From the record before us, we are confronted first with the fact that appellant is presently illegally confined. Section 552.-030 provides, in part:

2. The state may accept a defense of mental disease or defect excluding responsibility, whether raised by plea or written notice, if the defendant has no other defense and files a written notice to that effect. Upon the state’s acceptance of the defense of mental disease or defect excluding responsibility, the court shall proceed to order the commitment of the defendant as provided in section 552.040 . . . (Emphasis added.)

There is no showing that appellant ever abandoned or withdrew his plea of “not guilty” or filed a written notice that he had no defense other than not guilty by reason of mental disease or defect excluding responsibility. This being true, § 552.-030, subd. 2 did not authorize the state to accept the second plea and ignore the first, nor did it authorize the trial court to proceed in that manner. Any doubts in this connection were put to rest in Ex Parte Kent, 490 S.W.2d 649 (Mo. banc 1973), cert. denied 414 U.S. 1077, 94 S.Ct. 596, 38 L.Ed.2d 484 (1973). See also State v. Kent, 515 S.W.2d 457 (Mo. banc 1974).

More recently, the Kansas City District of the Court of Appeals in Briggs v. State, 509 S.W.2d 154 (Mo.App.1974), considered a comparable factual situation and, while following the guidelines set out in Ex Parte Kent, supra, reached the same result.

Again, we rule that a commitment under § 552.040 by virtue of the provisions found in § 552.030, subd. 2 is invalid unless predicated on the defendant having filed a “written notice” that he had “no other defense.”

Supreme Court Rule 91.05 (See. also § 532.070, RSMo 1969, V.A.M.S.) provides:

Whenever any court of record, or any judge thereof, shall have evidence, from any judicial proceedings had before such court or judge, that any person is illegally confined or restrained of his liberty, within the jurisdiction of such court or judge, it shall be the duty of the court or judge to issue a writ of habeas corpus for his relief, although no application or petition be presented for such writ.

We recognize, as must the trial court, the mandate of the rule just noted; however, issuance of a writ in this case would *22cause an unnecessary delay because there is no evidence to hear nor credibility to weigh but only a record which reflects non-compliance with the law.
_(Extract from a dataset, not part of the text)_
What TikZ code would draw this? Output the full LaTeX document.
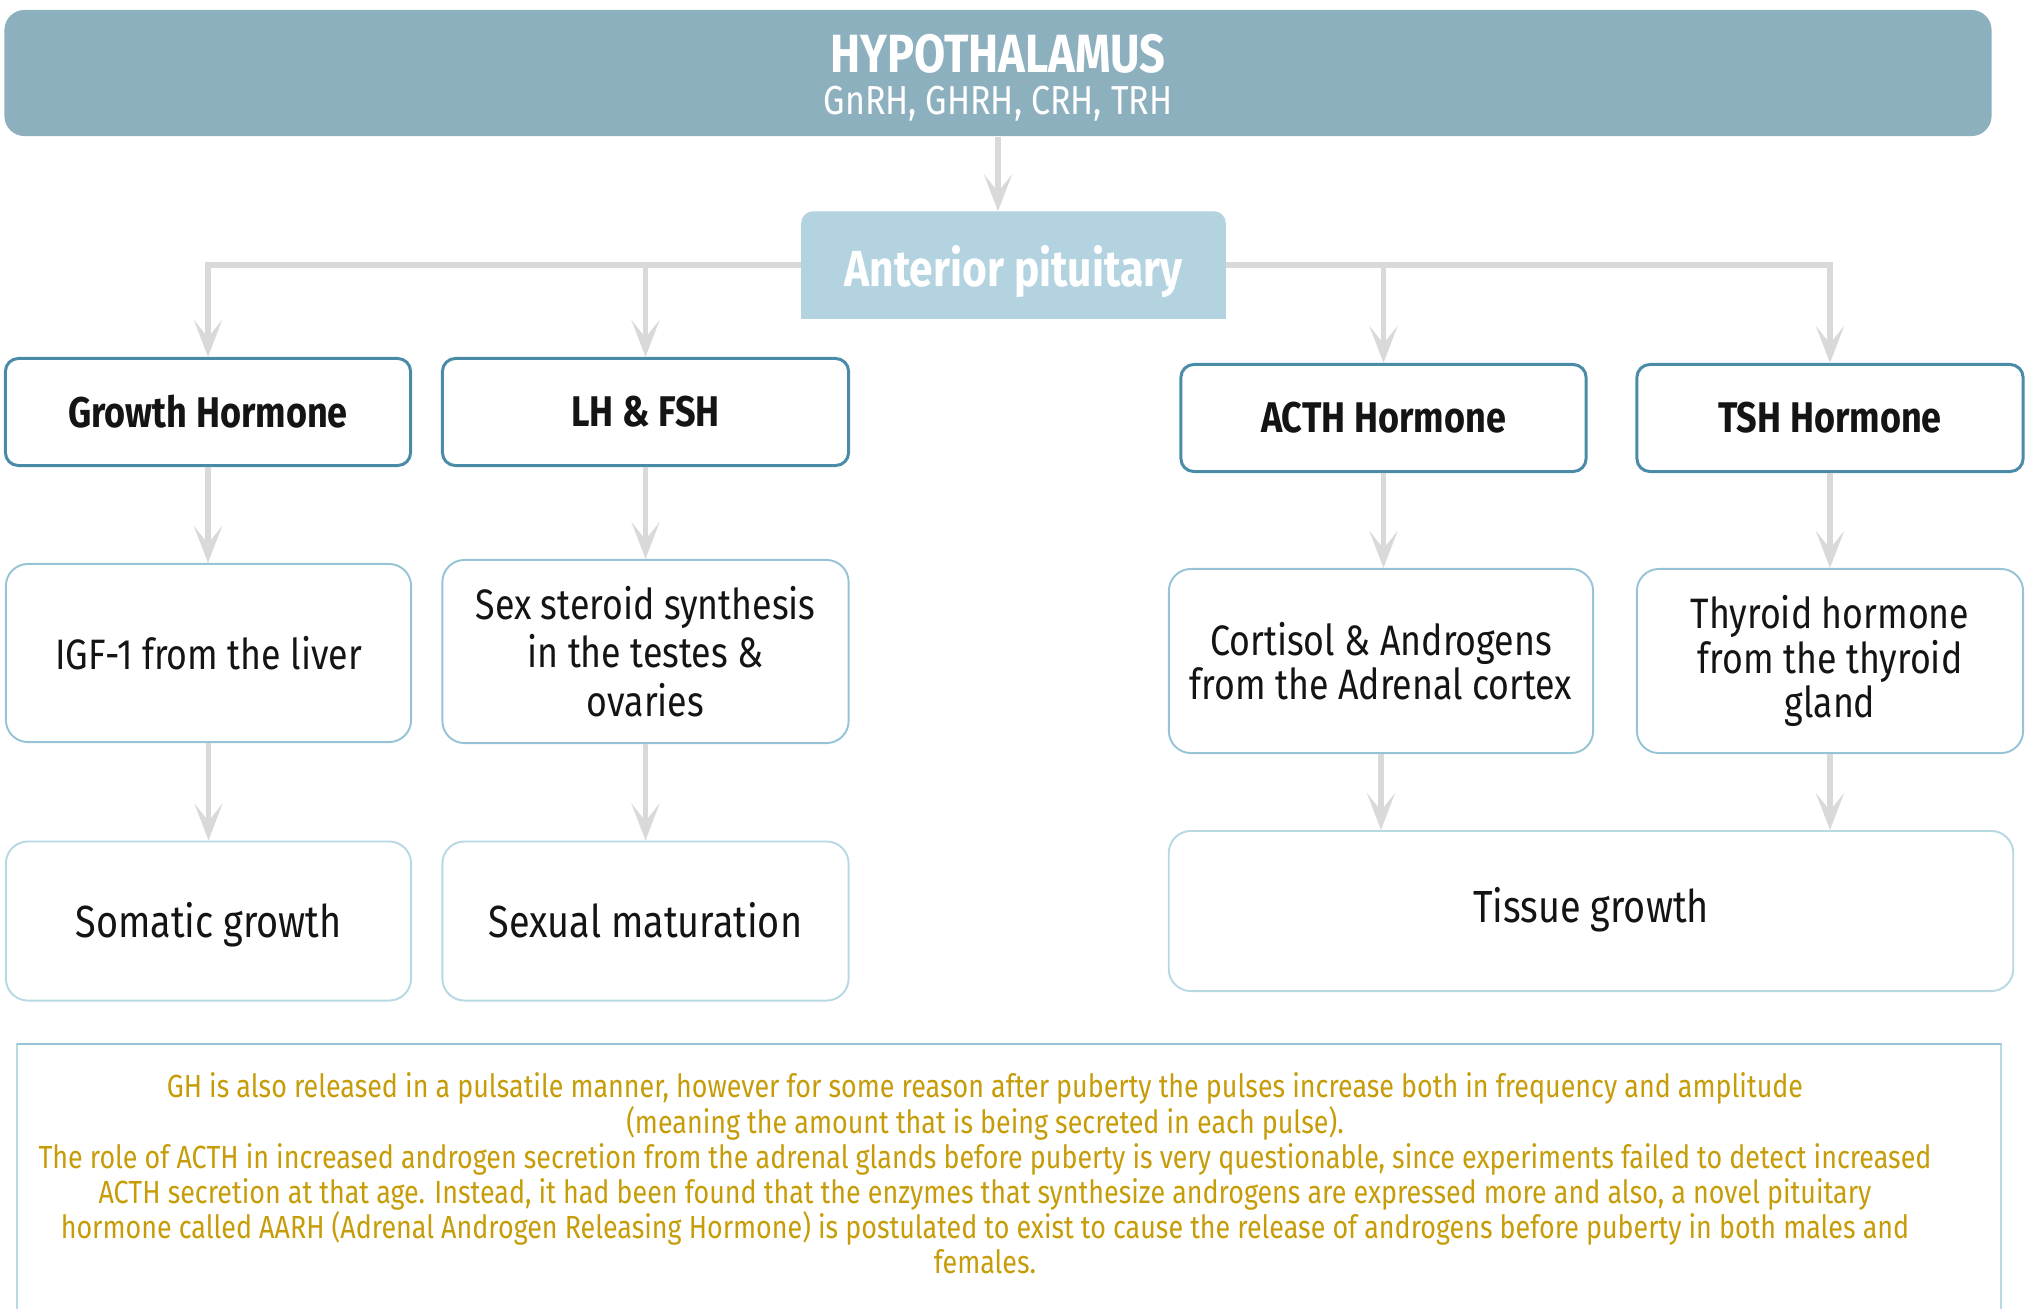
\documentclass[tikz,border=0pt]{standalone}
\usepackage{fontspec}
\setmainfont{Fira Sans}[FakeStretch=0.84]
\usetikzlibrary{arrows.meta,backgrounds}
\definecolor{hypcol}{RGB}{141,176,191}
\definecolor{apcol}{RGB}{179,211,224}
\definecolor{darkb}{RGB}{74,140,168}
\definecolor{midb}{RGB}{150,196,214}
\definecolor{lightb}{RGB}{184,216,228}
\definecolor{arrgrey}{RGB}{217,217,217}
\definecolor{gold}{RGB}{198,156,8}
\definecolor{txt}{RGB}{20,20,20}
\tikzset{
  arr/.style={draw=arrgrey, line width=1.7pt, -{Stealth[length=10.5pt,width=8pt,inset=5pt]}},
  hbox/.style={draw=darkb, line width=0.85pt, rounded corners=0.13cm, fill=white, text=txt,
     font=\fontsize{12.2}{14}\selectfont\bfseries, align=center, inner sep=0pt},
  mbox/.style={draw=midb, line width=0.55pt, rounded corners=0.22cm, fill=white, text=txt,
     font=\fontsize{12.1}{12.6}\selectfont, align=center, inner sep=0pt},
  lbox/.style={draw=lightb, line width=0.55pt, rounded corners=0.22cm, fill=white, text=txt,
     font=\fontsize{12.8}{14}\selectfont, align=center, inner sep=0pt,
     text height=9pt, text depth=2.5pt},
}
\begin{document}
\begin{tikzpicture}[x=0.01cm,y=-0.01cm]
\useasboundingbox (0,0) rectangle (2038,1308);
% Hypothalamus
\node[fill=hypcol, rounded corners=0.2cm, minimum width=19.86cm, minimum height=1.26cm, inner sep=0pt] (hyp) at (998,73) {};
\node[text=white, align=center, inner sep=0pt] (hyptext) at ([yshift=-1.4pt]hyp.center)
  {{\fontsize{15.3}{17}\selectfont\bfseries HYPOTHALAMUS}\\[0pt]{\fontsize{11.5}{13}\selectfont GnRH, GHRH, CRH, TRH}};
% Anterior pituitary
\node[minimum width=4.23cm, minimum height=1.06cm, inner sep=0pt] (ap) at (1013.5,265) {};
\begin{scope}[on background layer]
  \fill[apcol, rounded corners=0.12cm] (ap.south west) rectangle (ap.north east);
  \fill[apcol] (ap.west) rectangle (ap.south east);
\end{scope}
\node[text=white, inner sep=0pt, font=\fontsize{14.4}{16}\selectfont\bfseries] (aptext) at ([yshift=-2pt]ap.center) {Anterior pituitary};
% Row 1
\node[hbox, minimum width=4.05cm, minimum height=1.07cm] (gh) at (208,412) {Growth Hormone};
\node[hbox, minimum width=4.06cm, minimum height=1.07cm] (lh) at (645.5,412) {LH \& FSH};
\node[hbox, minimum width=4.05cm, minimum height=1.07cm] (acth) at (1383.5,418) {ACTH Hormone};
\node[hbox, minimum width=3.86cm, minimum height=1.07cm] (tsh) at (1830,418) {TSH Hormone};
% Row 2
\node[mbox, minimum width=4.05cm, minimum height=1.78cm] (igf) at (208.5,653) {IGF-1 from the liver};
\node[mbox, minimum width=4.06cm, minimum height=1.83cm, font=\fontsize{12.1}{13.7}\selectfont] (sex) at (645.5,651.5)
  {Sex steroid synthesis\\in the testes \&\\ovaries};
\node[mbox, minimum width=4.24cm, minimum height=1.84cm] (cort) at (1381,661)
  {Cortisol \& Androgens\\from the Adrenal cortex};
\node[mbox, minimum width=3.86cm, minimum height=1.84cm] (thy) at (1830,661)
  {Thyroid hormone\\from the thyroid\\gland};
% Row 3
\node[lbox, minimum width=4.05cm, minimum height=1.59cm, text height=12pt] (som) at (208.5,921) {Somatic growth};
\node[lbox, minimum width=4.06cm, minimum height=1.59cm, text height=12pt] (sexm) at (645.5,921) {Sexual maturation};
\node[lbox, minimum width=8.44cm, minimum height=1.60cm] (tis) at (1591,911) {Tissue growth};
% Connectors
\draw[arr] (hyp.south) -- (hyp.south |- ap.north);
\draw[arr] (ap.west) -| (gh.north);
\draw[arr] (ap.west) -| (lh.north);
\draw[arr] (ap.east) -| (acth.north);
\draw[arr] (ap.east) -| (tsh.north);
\draw[arr] (gh.south) -- (gh.south |- igf.north);
\draw[arr] (lh.south) -- (lh.south |- sex.north);
\draw[arr] (acth.south) -- (acth.south |- cort.north);
\draw[arr] (tsh.south) -- (tsh.south |- thy.north);
\draw[arr] (igf.south) -- (igf.south |- som.north);
\draw[arr] (sex.south) -- (sex.south |- sexm.north);
\draw[arr] (cort.south) -- (cort.south |- tis.north);
\draw[arr] (thy.south) -- (thy.south |- tis.north);
% Note box
\coordinate (nbl) at (17,1360);
\coordinate (ntr) at (2001,1044);
\draw[lightb, line width=0.6pt] (nbl) rectangle (ntr);
\draw[midb, line width=0.8pt] (nbl |- ntr) -- (ntr);
\node[text=gold, align=center, font=\fontsize{9.1}{10}\selectfont] (note) at (985,1173.5)
 {GH is also released in a pulsatile manner, however for some reason after puberty the pulses increase both in frequency and amplitude\\
 (meaning the amount that is being secreted in each pulse).\\
 The role of ACTH in increased androgen secretion from the adrenal glands before puberty is very questionable, since experiments failed to detect increased\\
 ACTH secretion at that age. Instead, it had been found that the enzymes that synthesize androgens are expressed more and also, a novel pituitary\\
 hormone called AARH (Adrenal Androgen Releasing Hormone) is postulated to exist to cause the release of androgens before puberty in both males and\\
 females.};
\end{tikzpicture}
\end{document}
Therefore, we treat the cause as on appeal and remand the same to the trial court for further proceedings consistent with those delineated in Ex Parte Kent, supra.

The judgment is reversed and the cause is remanded.

All concur.

. The record in the magistrate court reflects that (1) on November 19, 1969, it was found that appellant had a mental disease or defect excluding fitness to proceed (§ 552.020 subd. 2), and that (2) on December 14, 1970, it was ruled that he was competent to proceed.